When Gage’s 700 regulars reached Concord, they were met by 4,000 militiamen. By the end of April 19, roughly 20,000 men from across the countryside had turned out. This was not the response of a population recently inflamed by political speeches. It was the response of communities with a century and a half of self-government, decades of conversation about their rights, sermons on the legitimacy of resistance to unlawful authority, and 16 prior wars’ worth of organized military experience fighting alongside the British.

The Colonists Acting as Lesser Magistrates

What happened at Lexington and Concord, and through the war that followed, is not cleanly described as one nation fighting another. The colonies did not declare independence until July 1776 — fifteen months after the first shots. What occurred in April 1775 was the action of lesser magistrates resisting a greater magistrate who had moved outside his lawful authority.

The militia officers, the elected town leaders, the colonial assemblies — these were duly constituted civil authorities. When they resisted Gage, they did so in their official capacities, defending the legal structures of their towns and colonies. Even after royal governors fled, the colonies did not collapse into anarchy. The duly elected officials of Virginia remained the duly elected officials of Virginia. Patrick Henry became governor. The continuity of legitimate civil authority was preserved.

This is the crucial difference between the American war for independence and most of the violent revolutions that followed it.
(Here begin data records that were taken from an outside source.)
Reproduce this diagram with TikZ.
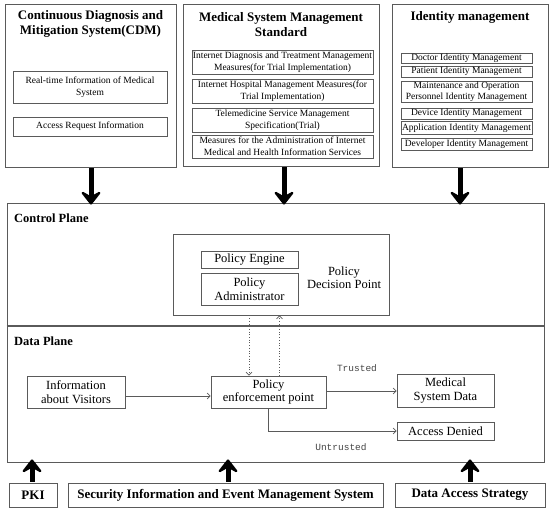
\documentclass[tikz,border=0pt]{standalone}
\usepackage{fontspec}
\setmainfont{Liberation Serif}
\setmonofont{Liberation Mono}
\usetikzlibrary{arrows.meta}
\definecolor{boxgray}{HTML}{5A5A5A}
\definecolor{lblgray}{HTML}{444444}
\newcommand\ttlfont{\fontsize{13}{14.5}\selectfont\bfseries}
\newcommand\smfont{\fontsize{9.5}{12}\selectfont}
\newcommand\mdfont{\fontsize{12.5}{13.5}\selectfont}
\begin{document}
\begin{tikzpicture}[x=1pt,y=-1pt,
  box/.style={draw=boxgray, line width=0.8pt, rectangle, inner sep=0pt, align=center},
  smbox/.style={box, font=\smfont},
  mdbox/.style={box, font=\mdfont},
  ttl/.style={inner sep=0pt, align=center, font=\ttlfont},
  plane/.style={inner sep=0pt, anchor=west, font=\fontsize{12.5}{14}\selectfont\bfseries},
  bigarrow/.style={line width=5pt, black, -{Stealth[length=16pt,width=25pt,inset=7pt,round]}},
  conn/.style={draw=boxgray, line width=0.7pt, -{Straight Barb[length=3pt,width=6pt]}},
  dotconn/.style={draw=boxgray, line width=0.7pt, dotted, -{Straight Barb[length=3pt,width=6pt]}},
  monolbl/.style={inner sep=0pt, text=lblgray, font=\fontsize{9.5}{11}\selectfont\ttfamily}
]
\useasboundingbox (0,0) rectangle (550,511);

% top boxes
\node[box, minimum width=171pt, minimum height=163pt] (cdm) at (90.5,85.5) {};
\node[ttl] (cdmt) at (90.5,24) {Continuous Diagnosis and\\Mitigation System(CDM)};
\node[smbox, minimum width=154pt, minimum height=32pt] (cdm1) at (90,87) {Real-time Information of Medical\\System};
\node[smbox, minimum width=154pt, minimum height=19pt] (cdm2) at (90,126.5) {Access Request Information};

\node[box, minimum width=196pt, minimum height=162pt] (mss) at (281,85) {};
\node[ttl] (msst) at (281,24.5) {Medical System Management\\Standard};
\node[smbox, minimum width=181pt, minimum height=24pt] (mss1) at (282.5,62) {Internet Diagnosis and Treatment Management\\Measures(for Trial Implementation)};
\node[smbox, minimum width=181pt, minimum height=24pt] (mss2) at (282.5,91) {Internet Hospital Management Measures(for\\Trial Implementation)};
\node[smbox, minimum width=181pt, minimum height=24pt] (mss3) at (282.5,120) {Telemedicine Service Management\\Specification(Trial)};
\node[smbox, minimum width=181pt, minimum height=23pt] (mss4) at (282.5,146.5) {Measures for the Administration of Internet\\Medical and Health Information Services};

\node[box, minimum width=156pt, minimum height=163pt] (idm) at (470,85.5) {};
\node[ttl] (idmt) at (470,17) {Identity management};
\node[smbox, minimum width=131pt, minimum height=10pt] (id1) at (466.5,58.3) {Doctor Identity Management};
\node[smbox, minimum width=131pt, minimum height=11pt] (id2) at (466.5,71.7) {Patient Identity Management};
\node[smbox, minimum width=131pt, minimum height=21pt, font=\fontsize{9.5}{10.5}\selectfont] (id3) at (466.5,91.7) {Maintenance and Operation\\Personnel Identity Management};
\node[smbox, minimum width=131pt, minimum height=10.5pt] (id4) at (466.5,113.7) {Device Identity Management};
\node[smbox, minimum width=131pt, minimum height=13pt] (id5) at (466.5,128.3) {Application Identity Management};
\node[smbox, minimum width=131pt, minimum height=12pt] (id6) at (466.5,144.5) {Developer Identity Management};

% planes
\node[box, minimum width=537pt, minimum height=123pt] (cp) at (275.5,264.5) {};
\node[box, minimum width=537pt, minimum height=136pt] (dp) at (275.5,394) {};
\draw[draw=boxgray, line width=2pt] (cp.south west) -- (cp.south east);
\node[plane] (cpl) at (14,218) {Control Plane};
\node[plane] (dpl) at (14,341) {Data Plane};

% PDP
\node[box, minimum width=216pt, minimum height=81pt] (pdp) at (281,274.5) {};
\node[mdbox, minimum width=97pt, minimum height=17pt] (pe) at (249.5,259.5) {Policy Engine};
\node[mdbox, minimum width=97pt, minimum height=32pt] (pa) at (249.5,289) {Policy\\Administrator};
\node[inner sep=0pt, align=center, font=\mdfont] (pdpl) at (344,277.5) {Policy\\Decision Point};

% data plane nodes
\node[mdbox, minimum width=98pt, minimum height=32pt] (info) at (76,392) {Information\\about Visitors};
\node[mdbox, minimum width=115pt, minimum height=32pt] (pep) at (268.5,392) {Policy\\enforcement point};
\node[mdbox, minimum width=97pt, minimum height=33pt] (msd) at (445.5,390.5) {Medical\\System Data};
\node[mdbox, minimum width=97pt, minimum height=18pt] (ad) at (445.5,431) {Access Denied};
\node[monolbl] (tr) at (357,368) {Trusted};
\node[monolbl] (ut) at (341,447) {Untrusted};

% connectors
\coordinate (c1) at ([yshift=-4pt]info.east);
\draw[conn] (c1) -- (c1 -| pep.west);
\coordinate (c2) at ([yshift=1pt]pep.east);
\draw[conn] (c2) -- (c2 -| msd.west);
\draw[conn] (pep.south) -- (pep.south |- ad.west) -- (ad.west);
\coordinate (d1) at ([xshift=-32pt]pdp.south);
\coordinate (d2) at ([xshift=-1.5pt]pdp.south);
\draw[dotconn] (d1) -- (d1 |- pep.north);
\draw[dotconn] (d2 |- pep.north) -- (d2);

% bottom boxes
\node[box, minimum width=48pt, minimum height=24pt, font=\ttlfont] (pki) at (33,495) {PKI};
\node[box, minimum width=315pt, minimum height=24pt, font=\ttlfont] (siem) at (225.5,495) {Security Information and Event Management System};
\node[box, minimum width=150pt, minimum height=24pt, font=\ttlfont] (das) at (470,495) {Data Access Strategy};

% big arrows
\coordinate (a1) at ([xshift=0.5pt,yshift=-1pt]cdm.south);
\coordinate (a2) at ([xshift=3pt,yshift=-1pt]mss.south);
\coordinate (a3) at ([xshift=-10pt,yshift=-1pt]idm.south);
\draw[bigarrow] (a1) -- ([yshift=-2pt]a1 |- cp.north);
\draw[bigarrow] (a2) -- ([yshift=-2pt]a2 |- cp.north);
\draw[bigarrow] (a3) -- ([yshift=-2pt]a3 |- cp.north);
\coordinate (b1) at ([xshift=-1pt,yshift=1pt]pki.north);
\coordinate (b2) at ([xshift=2.5pt,yshift=1pt]siem.north);
\coordinate (b3) at ([yshift=1pt]das.north);
\draw[bigarrow] (b1) -- ([yshift=3pt]b1 |- dp.south);
\draw[bigarrow] (b2) -- ([yshift=3pt]b2 |- dp.south);
\draw[bigarrow] (b3) -- ([yshift=3pt]b3 |- dp.south);
\end{tikzpicture}
\end{document}
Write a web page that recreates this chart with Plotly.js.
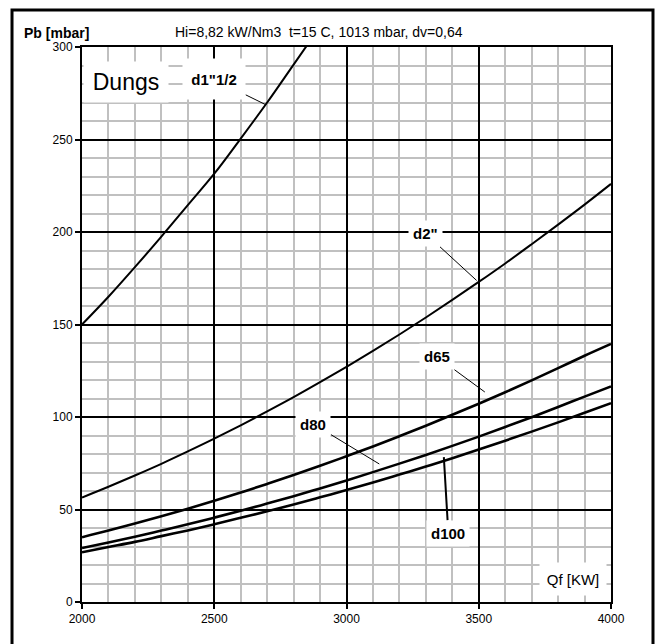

The colonists were not abolishing their existing system to replace it with something invented from scratch. They were conserving what they already had — common law, charters, town governments, militias, the rights of Englishmen — and adding limitations against the abuses they had suffered. When the Bill of Rights was eventually drafted, its provisions read as restrictions on government, not as grants of new powers. The Second Amendment’s text explicitly presupposes a pre-existing right; the colonists’ legal argument throughout had been that the right to keep and bear arms was an ancient English right, recognized for centuries, that could not be denied them.

The pattern of doing the right thing at the right time and in the right way runs through the whole conflict. At the Boston Massacre, the colonists infuriated by the Crown’s misconduct nonetheless tried the British soldiers as individuals and acquitted them on the grounds of self-defense, with John Adams arguing the case and Paul Revere providing testimony for the defense. The principle of individual rights and individual responsibility — rather than collective guilt — held even under provocation. At Lexington Green and Concord Bridge, the militias took fire before they returned it, because the systemic understanding among the colonists was that they could not be the side that fired first.

George Washington’s voluntary relinquishment of power after two terms was the same principle in a later setting. King George III reportedly said that if Washington stepped down, he would be a greater man than the king had thought. Washington stepped down. A head of state voluntarily surrendering power was, and remains, an extraordinary statement — one possible only because the entire revolution had been conducted as the defense of principle rather than the seizure of power.

The English constitutional inheritance, properly understood and properly applied, is what made American independence possible without producing the kind of regime it had overthrown. The colonists won not because they invented something new, but because they were rigorously faithful to something old.